Now with summer behind us, the arrival of fall means weekends attending and watching plenty of football games. Whether they’re college, pro or high school, I’m all over them.
And when it comes to football movies, few move me as much as the 1971 drama
"Brian's Song" starring Billy Dee Williams as Chicago Bears running back, Gale Sayers and James Caan as Brian Piccolo.
I interviewed Billy Dee Williams about four years ago for his brief appearance on “Dancing with the Stars.” We also talked about many of his movies. When I asked him what some of his favorites and most memorable roles were he said portraying Gale Sayers in “Brian’s Song” because it was “such an honest and beautiful, yet tragic story.”
I’ve been sold on "Brian's Song" since the first day I saw it. It is hands down my favorite football movie of all time. I can't count how many times I've seen it, but I never get tired watching it. You can usually catch “Brian’s Song” on TV this time of year. True football, movie fanatics already have it in their collection.
"Brian's Song" is loosely based on Sayers' autobiography, "I am Third" which chronicles his longstanding rivalry and friendship with his teammate, Brian Piccolo who died June 16, 1970 from cancer. Piccolo was just 26-years-old.
The true to life film originally aired in 1971 as a "movie of the week" on ABC television and garnered huge ratings. It won five Emmys, including "Best Dramatic Program.”
"Brian's Song," was written by Emmy Award winning screenwriter William Blinn, ("Fame," "Roots" and "Purple Rain"). It was later released in theaters.
A remake of "Brian's Song" aired on ABC's "The Wonderful World of Disney in 2001. It starred Mekhi Phifer as Sayers and Sean Maher as Piccolo. Though good, it paled in comparison to the original.
Rumor has it that Nicholas Sparks (“Safe Haven” and “The Notebook”) and his production company is considering making another movie about Gayle Sayers and Brian Piccolo.
It will have to be some kind of special to top “Brian’s Song.”
In the original movie Sayers (Williams) plays the reserved and talented running back that arrives at the Bears training camp and tries out for the same position as the brash and cocky Piccolo (Caan). Although both players make the team, Sayers starts and Piccolo has to play second string to him. Despite the tension this creates, over time the two men forge a remarkable friendship. It gets truly tested when a knee injury sidelines Sayers and Piccolo discovers he's dying.
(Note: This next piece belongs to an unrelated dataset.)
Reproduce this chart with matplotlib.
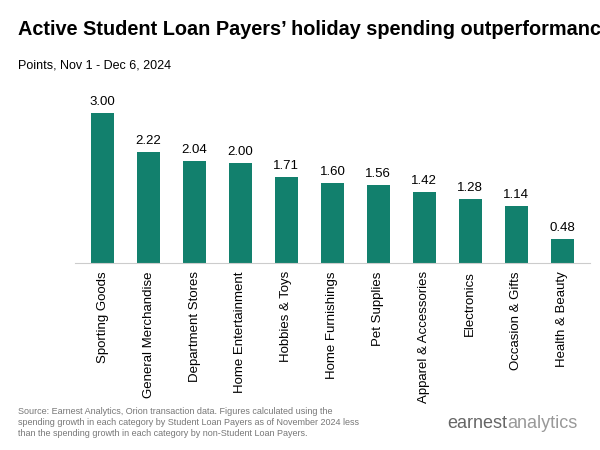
import matplotlib.pyplot as plt

categories = ["Sporting Goods", "General Merchandise", "Department Stores",
              "Home Entertainment", "Hobbies & Toys", "Home Furnishings",
              "Pet Supplies", "Apparel & Accessories", "Electronics",
              "Occasion & Gifts", "Health & Beauty"]
values = [3.00, 2.22, 2.04, 2.00, 1.71, 1.60, 1.56, 1.42, 1.28, 1.14, 0.48]

plt.rcParams['font.family'] = ['Liberation Sans', 'DejaVu Sans']

fig = plt.figure(figsize=(6, 4.5), dpi=100)
ax = fig.add_axes([0.125, 0.416, 0.858, 0.356])

bars = ax.bar(range(len(values)), values, width=0.5, color="#12806d")
for i, v in enumerate(values):
    ax.text(i, v + 0.1, f"{v:.2f}", ha="center", va="bottom", fontsize=9.5)

ax.set_xlim(-0.6, len(values) - 0.4)
ax.set_ylim(0, 3.2)
ax.set_xticks(range(len(values)))
ax.set_xticklabels(categories, rotation=90, fontsize=9.5)
ax.tick_params(axis="x", length=0, pad=6)
ax.set_yticks([])
for s in ["top", "right", "left"]:
    ax.spines[s].set_visible(False)
ax.spines["bottom"].set_color("#cccccc")

fig.text(0.03, 0.922, "Active Student Loan Payers\u2019 holiday spending outperformance",
         fontsize=14.3, fontweight="bold")
fig.text(0.03, 0.848, "Points, Nov 1 - Dec 6, 2024", fontsize=9)
fig.text(0.03, 0.03,
         "Source: Earnest Analytics, Orion transaction data. Figures calculated using the\n"
         "spending growth in each category by Student Loan Payers as of November 2024 less\n"
         "than the spending growth in each category by non-Student Loan Payers.",
         fontsize=6.5, color="#777777", linespacing=1.3)
fig.text(0.745, 0.05, "earnest", fontsize=13, color="#666666")
fig.text(0.845, 0.05, "analytics", fontsize=13, color="#999999")

fig.savefig("out.png", dpi=100)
While there are many great scenes in "Brian's Song," Williams' awards tribute speech honoring Piccolo is one of the most gut-wrenching and memorable. It gets me every single time.
Not only do Williams and Caan give outstanding performances, but the movie also features an impressive supporting cast that includes: Jack Warden who plays owner/coach George "Papa Bear" Halas, Bernie Casey and even some of the actual Chicago Bears football players and coaches like Abe Gibron, (pictured/orange shirt and black hat) Jack Concannon, Ed O'Bradovich and Dick Butkus.
By the way, Abe Gibron’s son, Bill Gibron is a renowned movie critic/writer who has occasionally contributed reviews to N2Entertainment.net.
It wasn’t until this year when Bill (Gibron) posted some terrific football pics of his late, great dad on Facebook that I made the connection they were related.
In addition to playing for the the Chicago Bears, Abe (Gibron) coached the team from 1970-74. With all the NFL career achievements and awards Abe Gibron racked up during his coaching and playing stints with teams such as the Buffalo Bills, Cleveland Browns, Washington Redskins and Philadelphia Eagles, you could probably make a movie about him too.
However, after 47-years, "Brian's Song" still stands as one of the best football movies ever made.